La lumière est ailleurs

Publié le par la freniere

 

Il y a gros de monde à la première page. Il y a trop de mots empilés sur la langue. Je n’en cherche qu’un seul. N’ayant jamais compris ce qu’écrire veut dire, je me perds en chemin, au détour de la phrase, parmi les mots abandonnés. Je n’arrive pas toujours à distinguer le rêve du réel, les vies antérieures des sourires d’enfant, les siècles des secondes. La terre s’enfle de béton. Ils ont mis des barreaux dans la cage thoracique. Trop de faucons nous survolent, donnant le coup de grâce aux colombes. La peau du monde est recouverte d’une pellicule de cendre. Nous sommes tous acteurs de la même comédie. La maison est en flammes et nous nions le feu. Nous nous saoulons d’icones pour oublier les champs de ruines, les mines sous le sable, les rêves estropiés. Il ne sert à rien d’interroger les portes une à une. La lumière est ailleurs. Ce n’est pas le temps ou l’espace qui nous sépare mais l’incompréhension. La réalité change de visage avec la langue, la couleur de la peau, la nourriture mais l’âme reste la même.

Je ne peux voir le monde en gardant les yeux secs. L’espace essuie mes larmes avec la peau du temps, la guenille des années, le bruit des souvenirs. Il y a tant de choses que l’on jette aux mouettes, aux corneilles, aux corbeilles. Il y a tant de mots qui ne se croisent jamais, tant de notes qui faussent, tant d’idées qui s’affolent dans un cerveau en cage, tant de juifs errants pour un seul juif cloué, tant d’enfants morts de faim pour chaque millionnaire. À quoi bon s’indigner sans l’acte de se lever ? Il n’y a pas de fatalité, seulement une lâcheté commune. Sans masque, sans médaille et sans autre papier que les pages mouillées de mon seaman’s handbook, je traverse le monde habillé de moi-même. À défaut d’un pain rond, je mets mon cœur sur la table. Laissez-moi croire aux fées et cracher sur les dieux. Il a neigé hier. Une couche d’utopie recouvre le réel. Je ramasse les perles dans les semailles d’hiver, mille cristaux de gel dans le vélin neigeux.

Au plus près du terrible, les fleurs poussent encore, des liserons, des perce-neige, des petites asphodèles repliées sur leur tige de la couleur d’un fantôme. L’enfance se lève sous mes larmes et saute à reculons à l’envers des ombres. J’écris avec la lumière de l’encre au bout de mon crayon, la douceur combattant la douleur, le regard de l’enfance dans les yeux des années, les mots qui rongent les barreaux. Je ne crains pas la vie ni la mort mais j’ai peur des gens.
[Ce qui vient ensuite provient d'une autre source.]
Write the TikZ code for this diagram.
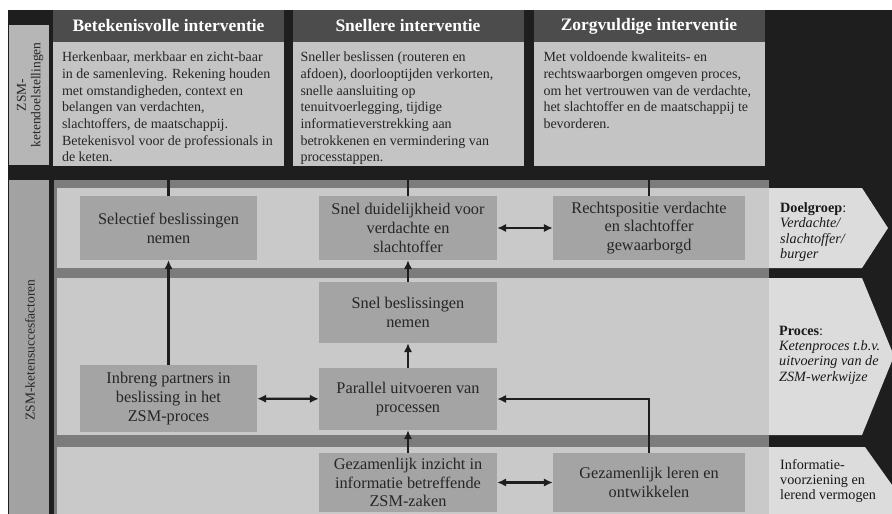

Les hommes qui s’assemblent changent de coeur et deviennent cruels. Les hommes en uniforme pourchassent la bonté. La fortune des marchands fait l’infortune de  l’homme. Les banquiers du réel dilapident le rêve. La terre si riche de promesses n’a plus un sou en poche. Ses arbres sont malades, ses eaux usées jusqu’à l’égout, son air vicié jusqu’au dégoût. Ses oiseaux tombent du ciel sans qu’on sache pourquoi.

Hissé sur la palissade des mots, je regarde l’avenir engueuler le passé. Chaque coup porté dans le visage de l’ombre déchire les écrans. Le voile du temple se soulève et ne cache plus notre âme. Je me penche sur le vide. Reste-t-il un visage sous les masques, un corps sous les habits, un homme sous les râles, un vivant sous les rôles, un seul os sous la chair cérébrale ? Je vais les pieds légers dans le pesant du monde, portant les traces de mémoires inconnues, mêlant mon cœur à mes regards, faisant le métier d’être au milieu des fantômes. Quand je regarde un arbre, j’y vois des cathédrales, des maisons qui naviguent, des gnomes et des fées. J’écoute à la fenêtre la neige plus audible que le vol d’un oiseau. Mon cœur bat si lentement, un tout petit moteur au milieu du silence. Dehors le vent secoue le vieux manteau du temps. Mes pas embrassent l’eau sur le chemin désert. Je nourris les fantômes des reliefs du cœur. Peu importe les blessures, les faux pas, la vie sans amour ne serait qu’une erreur.